Britain’s economic prospects were downgraded by the ONS, OECD and China’s main credit rating agency as concerns increased about the country’s stalled economy’s ability to tackle its deficit.

by Bernard Purcell
Wednesday, June 1st, 2011

The warnings came as weaker tax receipts from the sluggish economy and higher spending led to the worst borrowing figures for the month of April on record.

Public sector borrowing was £7.7 billion – £2.5 billion higher than a year ago – and the worst figure for the start of a fiscal year, said the Office of National Statistics. But last year’s borrowings were £2 billion lower than originally expected and the one-off bank payroll tax raised £3.5 billion for the Exchequer.

Shadow Chancellor Ed Balls said the confirmation by the ONS of the last two quarter’s figures meant the economy had “flatlined even before the bulk of spending cuts and tax rises have kicked in”.
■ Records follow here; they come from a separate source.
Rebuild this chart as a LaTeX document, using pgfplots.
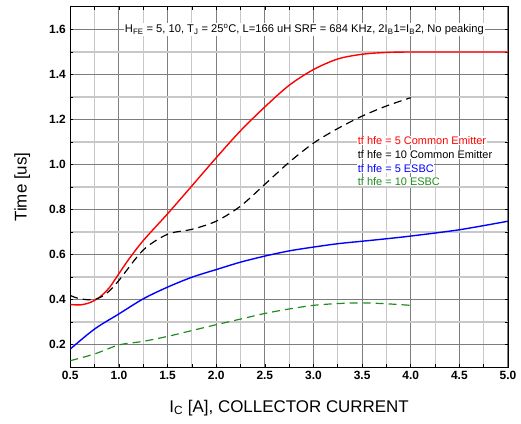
\documentclass[border=0pt]{standalone}
\usepackage{fontspec}
\setmainfont{Liberation Sans}
\usepackage{pgfplots}
\pgfplotsset{compat=1.18}
\definecolor{mygreen}{RGB}{30,140,30}
\definecolor{majgrid}{RGB}{125,125,125}
\definecolor{mingrid}{RGB}{200,200,200}
\begin{document}
\begin{tikzpicture}[x=1bp,y=1bp]
\path[use as bounding box] (0,0) rectangle (521,423);
\begin{axis}[
  at={(70.3bp,56bp)}, anchor=south west,
  width=437.7bp, height=360bp, scale only axis,
  xmin=0.5, xmax=5, ymin=0.1, ymax=1.7,
  xtick={0.5,1,1.5,2,2.5,3,3.5,4,4.5,5},
  minor xtick={0.75,1.25,1.75,2.25,2.75,3.25,3.75,4.25,4.75},
  ytick={0.2,0.4,0.6,0.8,1.0,1.2,1.4,1.6},
  minor ytick={0.3,0.5,0.7,0.9,1.1,1.3,1.5},
  grid=both,
  major grid style={majgrid, line width=1.1pt},
  minor grid style={mingrid, line width=1.1pt},
  axis line style={black, line width=1pt},
  tick style={black, line width=0.6pt},
  major tick length=3bp, minor tick length=3bp,
  /pgf/number format/assume math mode=true,
  /pgf/number format/.cd, fixed, fixed zerofill, precision=1,
  /pgfplots/.cd,
  ticklabel style={font=\fontsize{12}{14}\selectfont\bfseries},
  xticklabel style={yshift=-1bp},
  yticklabel style={xshift=-1bp},
  xlabel={I\textsubscript{C} [A], COLLECTOR CURRENT},
  ylabel={Time [us]},
  label style={font=\fontsize{17}{20}\selectfont},
  xlabel style={at={(axis description cs:0.5,0)}, anchor=center, yshift=-41bp},
  ylabel style={at={(axis description cs:-0.110,0.5)}, anchor=center},
  clip=true,
]
% red: tf hfe=5 Common Emitter
\addplot[red, line width=1.4pt, smooth, tension=0.5] coordinates {
(0.5,0.378) (0.6,0.376) (0.7,0.386) (0.8,0.410) (0.9,0.452) (1.0,0.515) (1.1,0.578) (1.25,0.662) (1.5,0.781)
(1.75,0.905) (2.0,1.030) (2.25,1.150) (2.5,1.256) (2.75,1.352) (3.0,1.422) (3.25,1.469)
(3.5,1.490) (3.75,1.498) (4.0,1.500) (4.5,1.500) (5.0,1.500)};
% black dashed: tf hfe=10 Common Emitter
\addplot[black, line width=1.2pt, dash pattern=on 8bp off 5bp, smooth, tension=0.5] coordinates {
(0.5,0.418) (0.6,0.403) (0.75,0.400) (0.875,0.428) (1.0,0.485) (1.25,0.620) (1.5,0.690)
(1.75,0.712) (2.0,0.748) (2.25,0.815) (2.5,0.912) (2.75,1.010) (3.0,1.095) (3.25,1.160)
(3.5,1.215) (3.75,1.260) (4.0,1.297)};
% blue: tf hfe=5 ESBC
\addplot[blue, line width=1.4pt, smooth, tension=0.5] coordinates {
(0.5,0.180) (0.75,0.269) (1.0,0.336) (1.25,0.403) (1.5,0.455) (1.75,0.499) (2.0,0.533)
(2.25,0.566) (2.5,0.593) (2.75,0.616) (3.0,0.633) (3.25,0.648) (3.5,0.659) (3.75,0.670)
(4.0,0.682) (4.5,0.710) (5.0,0.748)};
% green dashed: tf hfe=10 ESBC
\addplot[mygreen, line width=1.2pt, dash pattern=on 8bp off 5bp, smooth, tension=0.5] coordinates {
(0.5,0.128) (0.75,0.158) (1.0,0.198) (1.25,0.214) (1.5,0.236) (1.75,0.262) (2.0,0.288)
(2.25,0.313) (2.5,0.338) (2.75,0.358) (3.0,0.374) (3.25,0.382) (3.5,0.385) (3.75,0.381)
(4.0,0.374)};
\node[fill=white, inner sep=1bp, font=\fontsize{11.2}{13}\selectfont] at (axis cs:2.907,1.6)
  {H\textsubscript{FE} = 5, 10, T\textsubscript{J} = 25\textsuperscript{o}C, L=166 uH SRF = 684 KHz, 2I\textsubscript{B}1=I\textsubscript{B}2, No peaking};
\node[anchor=west, fill=white, inner sep=0.5bp, text=red, font=\fontsize{11}{13}\selectfont] at (axis cs:3.45,1.107) {tf hfe = 5 Common Emitter};
\node[anchor=west, fill=white, inner sep=0.5bp, text=black, font=\fontsize{11}{13}\selectfont] at (axis cs:3.45,1.045) {tf hfe = 10 Common Emitter};
\node[anchor=west, fill=white, inner sep=0.5bp, text=blue, font=\fontsize{11}{13}\selectfont] at (axis cs:3.45,0.983) {tf hfe = 5 ESBC};
\node[anchor=west, fill=white, inner sep=0.5bp, text=mygreen, font=\fontsize{11}{13}\selectfont] at (axis cs:3.45,0.923) {tf hfe = 10 ESBC};
\end{axis}
\end{tikzpicture}
\end{document}
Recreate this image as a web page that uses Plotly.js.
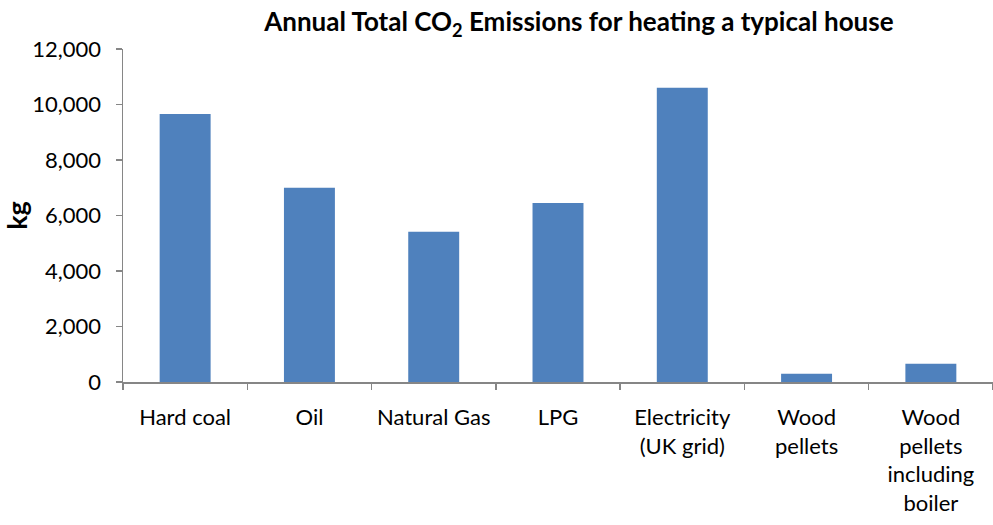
<!DOCTYPE html>
<html>
<head>
<meta charset="utf-8">
<script src="https://cdn.plot.ly/plotly-3.0.1.min.js"></script>
<style>html,body{margin:0;padding:0;background:#fff;}#chart{width:993px;height:525px;}</style>
</head>
<body>
<div id="chart"></div>
<script>
const categories = ["Hard coal", "Oil", "Natural Gas", "LPG", "Electricity<br>(UK grid)", "Wood<br>pellets", "Wood<br>pellets<br>including<br>boiler"];
const emissionsKg = [9660, 7000, 5410, 6450, 10600, 300, 660];
const yTickVals = [0, 2000, 4000, 6000, 8000, 10000, 12000];

const FONT = "Lato, 'Open Sans', sans-serif";

Plotly.newPlot("chart", [{
  type: "bar",
  x: categories,
  y: emissionsKg,
  marker: {color: "#4F81BD"},
  hoverinfo: "x+y"
}], {
  width: 993,
  height: 525,
  margin: {l: 123, r: 0, t: 49, b: 143},
  paper_bgcolor: "#ffffff",
  plot_bgcolor: "#ffffff",
  bargap: 0.59,
  showlegend: false,
  font: {family: FONT, color: "#000000", size: 22},
  title: {
    text: "<b>Annual Total CO<sub>2</sub> Emissions for heating a typical house</b>",
    font: {family: FONT, size: 26, color: "#000000"},
    xref: "container", x: 0.583, xanchor: "center",
    yref: "container", y: 0.958, yanchor: "middle"
  },
  xaxis: {
    type: "category",
    showline: true, linecolor: "#868686", linewidth: 1.5,
    ticks: "outside", tickson: "boundaries", ticklen: 6, tickcolor: "#868686", tickwidth: 1.5,
    tickfont: {family: FONT, size: 22, color: "#000000"},
    ticklabelstandoff: 15,
    showgrid: false, zeroline: false,
    fixedrange: true
  },
  yaxis: {
    range: [0, 12000],
    tickvals: yTickVals,
    tickformat: ",d",
    showline: true, linecolor: "#868686", linewidth: 1.5,
    ticks: "outside", ticklen: 6, tickcolor: "#868686", tickwidth: 1.5,
    tickfont: {family: FONT, size: 22, color: "#000000"},
    ticklabelstandoff: 10,
    showgrid: false, zeroline: false,
    title: {text: "<b>kg</b>", font: {family: FONT, size: 27, color: "#000000"}, standoff: 8},
    fixedrange: true
  }
}, {displayModeBar: false, staticPlot: true});
</script>
</body>
</html>
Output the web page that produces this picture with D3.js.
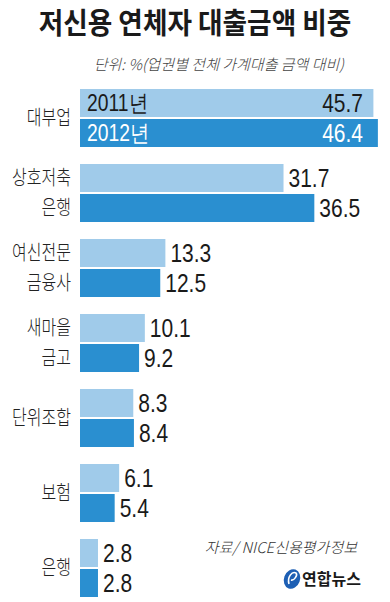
<!DOCTYPE html>
<html>
<head>
<meta charset="utf-8">
<script src="https://cdn.jsdelivr.net/npm/d3@7"></script>
<style>
  body { margin: 0; background: #fff; }
  svg { display: block; }
</style>
</head>
<body>
<div id="chart"></div>
<script>
(function() {
  var width = 390,
  height = 602;

  // data
  var categories = ["대부업", "상호저축은행", "여신전문금융사", "새마을금고", "단위조합", "보험", "은행"];
  var labelLines = [["대부업"], ["상호저축", "은행"], ["여신전문", "금융사"], ["새마을", "금고"], ["단위조합"], ["보험"], ["은행"]];
  var years = ["2011년", "2012년"];
  var values2011 = [45.7, 31.7, 13.3, 10.1, 8.3, 6.1, 2.8];
  var values2012 = [46.4, 36.5, 12.5, 9.2, 8.4, 5.4, 2.8];

  var colors = ["#a0cbea", "#2a8fd0"];
  var krFont = "'Noto Sans CJK KR', 'Noto Sans', sans-serif";
  var numFont = "'Liberation Sans', Arial, sans-serif";

  // the original uses condensed type, so squeeze text horizontally
  function squeeze(xPos, yPos, s) {
    return "translate(" + xPos + "," + yPos + ") scale(" + s + ",1)";
  }

  var svg = d3.select("#chart")
    .append("svg")
    .attr("width", width)
    .attr("height", height);

  // title + unit note
  svg.append("text")
    .attr("transform", squeeze(width / 2, 34, 0.92))
    .attr("text-anchor", "middle")
    .attr("font-family", krFont)
    .attr("font-weight", 700)
    .attr("font-size", 29)
    .attr("fill", "#1a1a1a")
    .text("저신용 연체자 대출금액 비중");

  svg.append("text")
    .attr("x", 344)
    .attr("y", 70)
    .attr("text-anchor", "end")
    .attr("font-family", krFont)
    .attr("font-weight", 300)
    .attr("font-style", "italic")
    .attr("font-size", 15)
    .attr("fill", "#444")
    .text("단위: %(업권별 전체 가계대출 금액 대비)");

  var x = d3.scaleLinear().domain([0, 50]).range([80, 401]);

  var y = d3.scaleBand()
    .domain(categories)
    .range([89, 597])
    .paddingInner(17 / 75)
    .paddingOuter(0);

  var yInner = d3.scaleBand()
    .domain(years)
    .range([0, y.bandwidth()])
    .paddingInner(2 / 30);

  var rows = categories.map(function(c, i) {
    return { cat: c, lines: labelLines[i], vals: [values2011[i], values2012[i]] };
  });

  var groups = svg.selectAll(".grp")
    .data(rows)
    .enter().append("g")
    .attr("class", "grp")
    .attr("transform", function(d) { return "translate(0," + y(d.cat) + ")"; });

  // category labels on the left
  groups.each(function(d) {
    var g = d3.select(this);
    var ys = d.lines.length === 1
      ? [y.bandwidth() / 2]
      : [yInner(years[0]) + yInner.bandwidth() / 2, yInner(years[1]) + yInner.bandwidth() / 2];
    d.lines.forEach(function(line, k) {
      g.append("text")
        .attr("transform", squeeze(71, ys[k] + 7, 0.8))
        .attr("text-anchor", "end")
        .attr("font-family", krFont)
        .attr("font-weight", 300)
        .attr("font-size", 20)
        .attr("fill", "#222")
        .text(line);
    });
  });

  var bars = groups.selectAll(".bar")
    .data(function(d, i) {
      return d.vals.map(function(v, k) { return { year: years[k], k: k, value: v, first: i === 0 }; });
    })
    .enter().append("g")
    .attr("class", "bar")
    .attr("transform", function(d) { return "translate(0," + yInner(d.year) + ")"; });

  bars.append("rect")
    .attr("x", x(0))
    .attr("y", 0)
    .attr("width", function(d) { return x(d.value) - x(0); })
    .attr("height", yInner.bandwidth())
    .attr("fill", function(d) { return colors[d.k]; });

  // values: inside the long bars, outside otherwise
  bars.append("text")
    .attr("transform", function(d) {
      return squeeze(d.value > 40 ? 363 : x(d.value) + 5, yInner.bandwidth() / 2 + 9, 0.84);
    })
    .attr("text-anchor", function(d) { return d.value > 40 ? "end" : "start"; })
    .attr("font-family", numFont)
    .attr("font-size", 25)
    .attr("fill", function(d) { return d.value > 40 && d.k === 1 ? "#fff" : "#1a1a1a"; })
    .text(function(d) { return d.value.toFixed(1); });

  // legend sits inside the first pair of bars
  bars.filter(function(d) { return d.first; })
    .append("text")
    .attr("transform", squeeze(87, yInner.bandwidth() / 2 + 8, 0.84))
    .attr("font-family", numFont)
    .attr("font-size", 23)
    .attr("fill", function(d) { return d.k === 1 ? "#fff" : "#1a1a1a"; })
    .text(function(d) { return d.year; });

  // source
  svg.append("text")
    .attr("x", 357)
    .attr("y", 553)
    .attr("text-anchor", "end")
    .attr("font-family", krFont)
    .attr("font-weight", 300)
    .attr("font-style", "italic")
    .attr("font-size", 15)
    .attr("fill", "#333")
    .text("자료/ NICE신용평가정보");

  // logo
  var logo = svg.append("g").attr("transform", "translate(292,579)");
  logo.append("ellipse")
    .attr("rx", 8)
    .attr("ry", 10)
    .attr("transform", "rotate(20)")
    .attr("fill", "#1d5fb4");
  logo.append("path")
    .attr("d", "M-3,5 C-5,-2 0,-8 4,-6 C6,-4 2,2 -1,1")
    .attr("fill", "none")
    .attr("stroke", "#fff")
    .attr("stroke-width", 1.6);
  svg.append("text")
    .attr("x", 302)
    .attr("y", 585)
    .attr("font-family", krFont)
    .attr("font-weight", 700)
    .attr("font-size", 16)
    .attr("fill", "#1a1a1a")
    .text("연합뉴스");
})();
</script>
</body>
</html>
The OECD said the economic recovery stalled in 2010, would remain weak in 2011, and interest rate increases will be necessary before the year’s end. The Bank of England’s Monetary Policy Committee had made clear that many of its members believe interest rate increases could be disastrous given the persistent sluggishness of the British economy and lack of domestic demand. The ONS confirmed its earlier provisional figures that the economy grew by just 0.5 per cent in the first quarter after falling into the red zone at the end of last year. The Office of Budget Responsibility has revised its official forecast down four times.

Mr Balls said cuts and the lack of government investment at the time the economy most needs it meant the recovery had been choked off. “Slow growth and more people out of work and on benefits will make it harder to get the deficit down”.

That sentiment was echoed,  for different reasons, by China’s Dagong Global Credit Rating Company Limited which said it was downgrading Britain’s sovereign debt by one level from AA- to A+ with a negative outlook because of what it saw as a deteriorating debt repayment capability. It predicted that UK GDP would be 1.3 per cent over the next two years, lower than the average for other developed economies with the deficit staying  close to 9 per cent and above.